(Bloomberg) -- China’s central bank bought special government bonds from the market on Thursday, in an expected move to minimize the chance of suddenly tighter liquidity after the government rolled over the debt in a private placement.
The People’s Bank of China bought 400 billion yuan ($56.3 billion) of the bonds from primary dealers, it said in a statement on Thursday. The notes were sold by the Ministry of Finance to designated domestic lenders earlier in the session, as the same amount of them expired.
The move is receiving attention as traders mull when or whether the central bank may start trading bonds to affect government bond yields. But the operation on Thursday, which was conducted in at least 2022 and 2017, doesn’t serve that purpose.
Bets on PBOC starting to trade debt in the secondary market mounted since late Wednesday, as the central bank created a new section on its website about its “buying and selling of government bonds.” In July, the central bank said it has “hundreds of billions” of yuan of the securities at its disposal through agreements with lenders — a sign it was ready to sell them to tame a rally.
By having the PBOC purchase the bonds from banks after the auction, China can limit any shocks to liquidity conditions as large issuances can mop up funding in the money market.
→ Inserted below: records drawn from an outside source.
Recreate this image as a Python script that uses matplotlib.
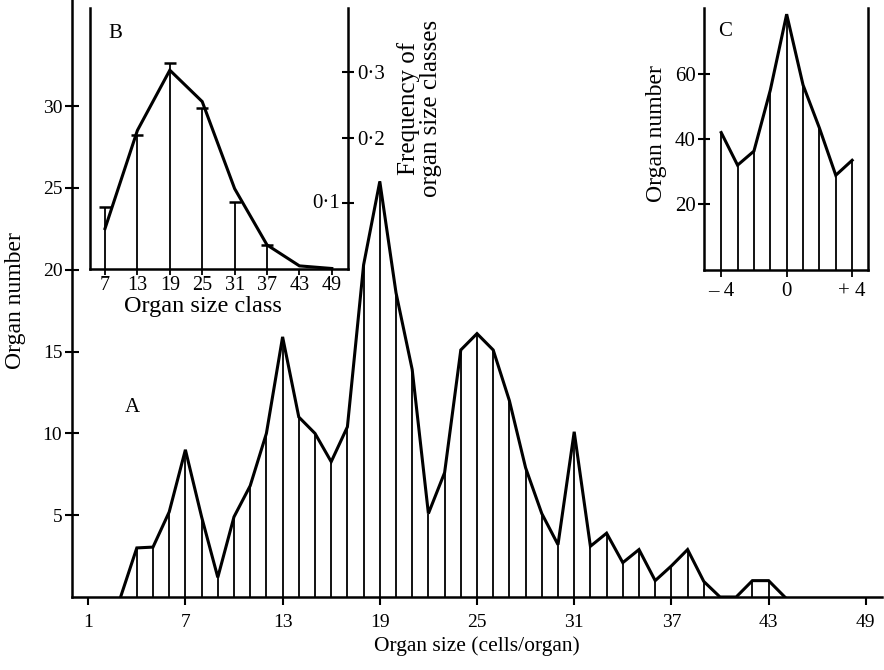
import matplotlib
matplotlib.use("Agg")
import matplotlib.pyplot as plt

plt.rcParams['font.family'] = ['Liberation Serif', 'DejaVu Serif']

# ---- Panel A data ----
sizes_a = list(range(3, 45))
counts_a = [0, 3.0, 3.05, 5.2, 9.0, 4.9, 1.2, 4.9, 6.8, 10.0, 15.9, 11.0, 10.0, 8.27,
            10.4, 20.3, 25.4, 18.6, 13.9, 5.1, 7.6, 15.1, 16.1, 15.1, 12.0, 7.9, 5.1,
            3.2, 10.1, 3.1, 3.9, 2.1, 2.9, 1.0, 1.9, 2.9, 0.95, 0, 0, 1.0, 1.0, 0]
xticks_a = [1, 7, 13, 19, 25, 31, 37, 43, 49]
yticks_a = [5, 10, 15, 20, 25, 30]

# ---- Panel B data ----
classes_b = [7, 13, 19, 25, 31, 37, 43, 49]
freq_line_b = [0.061, 0.211, 0.303, 0.255, 0.122, 0.036, 0.004, 0.0]
freq_bar_b = [0.094, 0.204, 0.314, 0.245, 0.101, 0.036, 0.0, 0.0]
yticks_b = [0.1, 0.2, 0.3]
ytick_labels_b = ['0·1', '0·2', '0·3']

# ---- Panel C data ----
offset_c = [-4, -3, -2, -1, 0, 1, 2, 3, 4]
counts_c = [42, 32, 36.3, 55, 78.3, 56.6, 43.4, 28.9, 33.5]
xticks_c = [-4, 0, 4]
xtick_labels_c = ['– 4', '0', '+ 4']
yticks_c = [20, 40, 60]

W, H = 884, 670
fig = plt.figure(figsize=(W / 100, H / 100), dpi=100)

def px_axes(l, t, r, b):
    return fig.add_axes([l / W, 1 - b / H, (r - l) / W, (b - t) / H])

LW_CURVE = 2.2
LW_BAR = 1.3
LW_SPINE = 1.8

# ---- Main axes A ----
ax = px_axes(72, 0, 882, 597)
ax.set_xlim(0, 50)
ax.set_ylim(0, 597 / 16.36)
ax.plot(sizes_a, counts_a, color='black', lw=LW_CURVE, solid_joinstyle='miter', zorder=3)
vx = [s for s, c in zip(sizes_a, counts_a) if c > 0]
vy = [c for s, c in zip(sizes_a, counts_a) if c > 0]
ax.vlines(vx, 0, vy, color='black', lw=LW_BAR)
for s in ['top', 'right']:
    ax.spines[s].set_visible(False)
for s in ['left', 'bottom']:
    ax.spines[s].set_linewidth(LW_SPINE)
ax.set_xticks(xticks_a)
ax.set_yticks(yticks_a)
ax.tick_params(axis='x', direction='out', length=6, width=1.5, labelsize=14, pad=6)
ax.tick_params(axis='y', direction='inout', length=10, width=1.5, labelsize=14, pad=2)
ax.set_xlabel('Organ size (cells/organ)', fontsize=15.5, labelpad=4)
ax.set_ylabel('Organ number', fontsize=17)
ax.yaxis.set_label_coords(-0.0568, 0.497)
ax.text(132 / W, 1 - 407 / H, 'A', transform=fig.transFigure, fontsize=15,
        ha='center', va='center')

# ---- Inset B ----
axb = px_axes(90, 8, 347.7, 268.5)
axb.set_xlim(4.22, 51.94)
axb.set_ylim(0, 0.398)
axb.plot(classes_b, freq_line_b, color='black', lw=LW_CURVE, solid_joinstyle='miter', zorder=3)
bx = [c for c, f in zip(classes_b, freq_bar_b) if f > 0]
by = [f for f in freq_bar_b if f > 0]
axb.vlines(bx, 0, by, color='black', lw=LW_BAR)
axb.plot(bx, by, linestyle='none', marker='_', markersize=9, mew=1.8, color='black')
axb.spines['top'].set_visible(False)
for s in ['left', 'right', 'bottom']:
    axb.spines[s].set_linewidth(LW_SPINE)
axb.set_xticks(classes_b)
axb.tick_params(axis='x', direction='out', length=4, width=1.3, labelsize=14.5, pad=1.5)
axb.yaxis.tick_right()
axb.set_yticks(yticks_b)
axb.set_yticklabels(['', ytick_labels_b[1], ytick_labels_b[2]])
axb.tick_params(axis='y', direction='inout', length=8, width=1.5, labelsize=15, pad=3)
axb.text(0.97, yticks_b[0], ytick_labels_b[0], transform=axb.get_yaxis_transform(),
         fontsize=15, ha='right', va='center')
axb.set_xlabel('Organ size class', fontsize=17.5)
axb.xaxis.set_label_coords(0.44, -0.105)
fig.text(115 / W, 1 - 33 / H, 'B', fontsize=15, ha='center', va='center')
fig.text(420 / W, 1 - 108 / H, 'Frequency of\norgan size classes', rotation=90,
         fontsize=18, ha='center', va='center', multialignment='center', linespacing=1.0)

# ---- Inset C ----
axc = px_axes(704, 8, 867.7, 269.5)
axc.set_xlim(-5.05, 4.95)
axc.set_ylim(0, 80.2)
axc.plot(offset_c, counts_c, color='black', lw=LW_CURVE, solid_joinstyle='miter', zorder=3)
axc.vlines(offset_c, 0, counts_c, color='black', lw=LW_BAR)
axc.spines['top'].set_visible(False)
for s in ['left', 'right', 'bottom']:
    axc.spines[s].set_linewidth(LW_SPINE)
axc.set_xticks(xticks_c)
axc.set_xticklabels(xtick_labels_c)
axc.set_yticks(yticks_c)
axc.tick_params(axis='x', direction='out', length=5, width=1.3, labelsize=15, pad=4)
axc.tick_params(axis='y', direction='inout', length=8, width=1.5, labelsize=15, pad=2)
axc.set_ylabel('Organ number', fontsize=17)
axc.yaxis.set_label_coords(-0.227, 0.52)
fig.text(725 / W, 1 - 32 / H, 'C', fontsize=15, ha='center', va='center')

fig.savefig('out.png', dpi=100)
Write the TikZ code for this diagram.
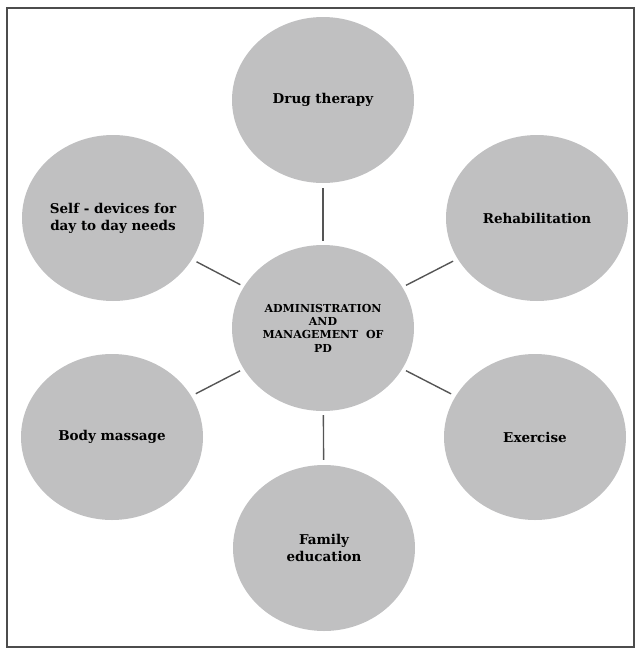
\documentclass[tikz,border=0pt]{standalone}
\usepackage{fontspec}
\setmainfont{DejaVu Serif}
\usetikzlibrary{shapes.geometric}
\definecolor{bubblegray}{RGB}{192,192,193}
\definecolor{linegray}{RGB}{85,85,85}

\begin{document}
\begin{tikzpicture}[
    x=1pt, y=-1pt,
    bubble/.style={ellipse, fill=bubblegray, minimum width=182pt, minimum height=166pt, inner sep=0pt, align=center, font=\bfseries\fontsize{13.5}{17}\selectfont},
    link/.style={draw=linegray, line width=1.4pt, shorten <=4pt, shorten >=5pt}
]
\useasboundingbox (0,0) rectangle (641,654);
\draw[line width=2pt, draw=black!70] (7,8) rectangle (634,647);

\node[bubble, font=\bfseries\fontsize{11}{13.3}\selectfont] (ctr) at (323,328) {ADMINISTRATION\\AND\\MANAGEMENT~~OF\\PD};
\node[bubble] (drug) at (323,100) {Drug therapy};
\node[bubble] (rehab) at (537,218) {Rehabilitation};
\node[bubble] (exer) at (535,437) {Exercise};
\node[bubble] (family) at (324,548) {Family\\education};
\node[bubble] (massage) at (112,437) {Body massage};
\node[bubble] (selfdev) at (113,218) {Self - devices for\\day to day needs};

\draw[link] (ctr) -- (drug);
\draw[link] (ctr) -- (rehab);
\draw[link] (ctr) -- (exer);
\draw[link] (ctr) -- (family);
\draw[link] (ctr) -- (massage);
\draw[link] (ctr) -- (selfdev);

\end{tikzpicture}
\end{document}
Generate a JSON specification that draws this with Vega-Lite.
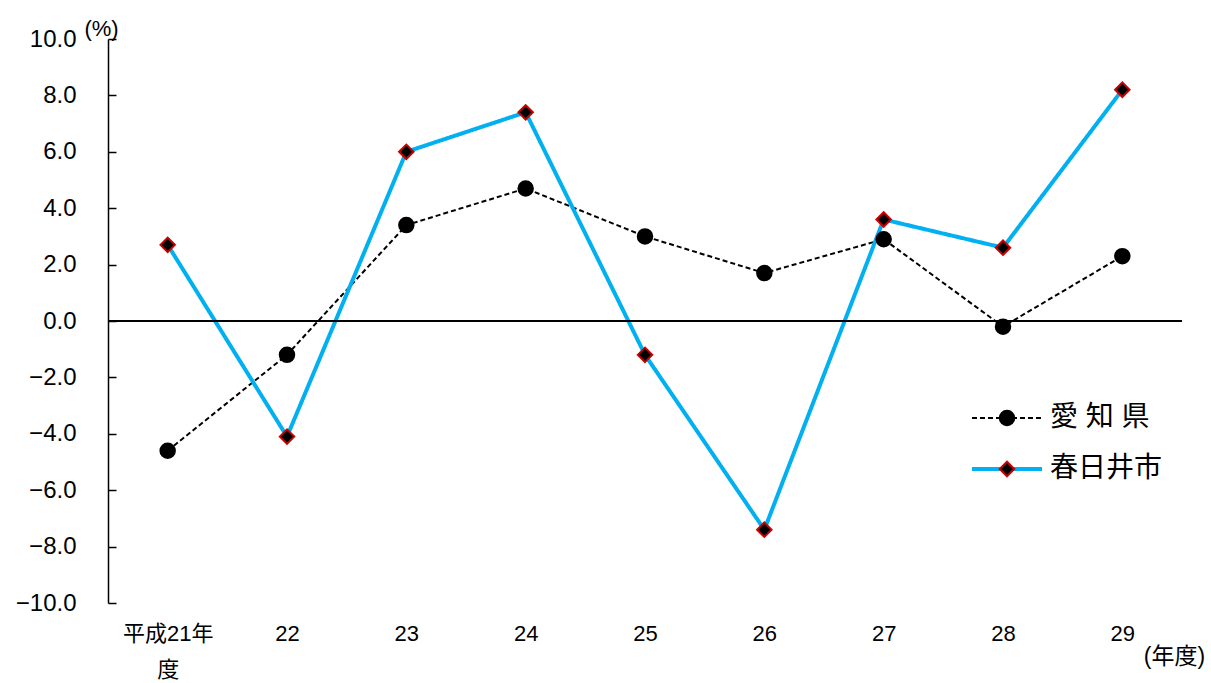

The MOF had disclosed the roll-over plan more than a week ago and mentioned the PBOC will conduct relevant open-market operations. The issuance pattern is a continuation of similar practices in previous years and these operations won’t add to China’s fiscal budget, the finance ministry said in another notice.
The move was the second time that the debt was rolled over after being issued by MOF in 2007. Along with other batches, the special bonds were raised as part of a combined 1.55 trillion yuan of funds back then to set up China Investment Corp, the nation’s sovereign wealth fund.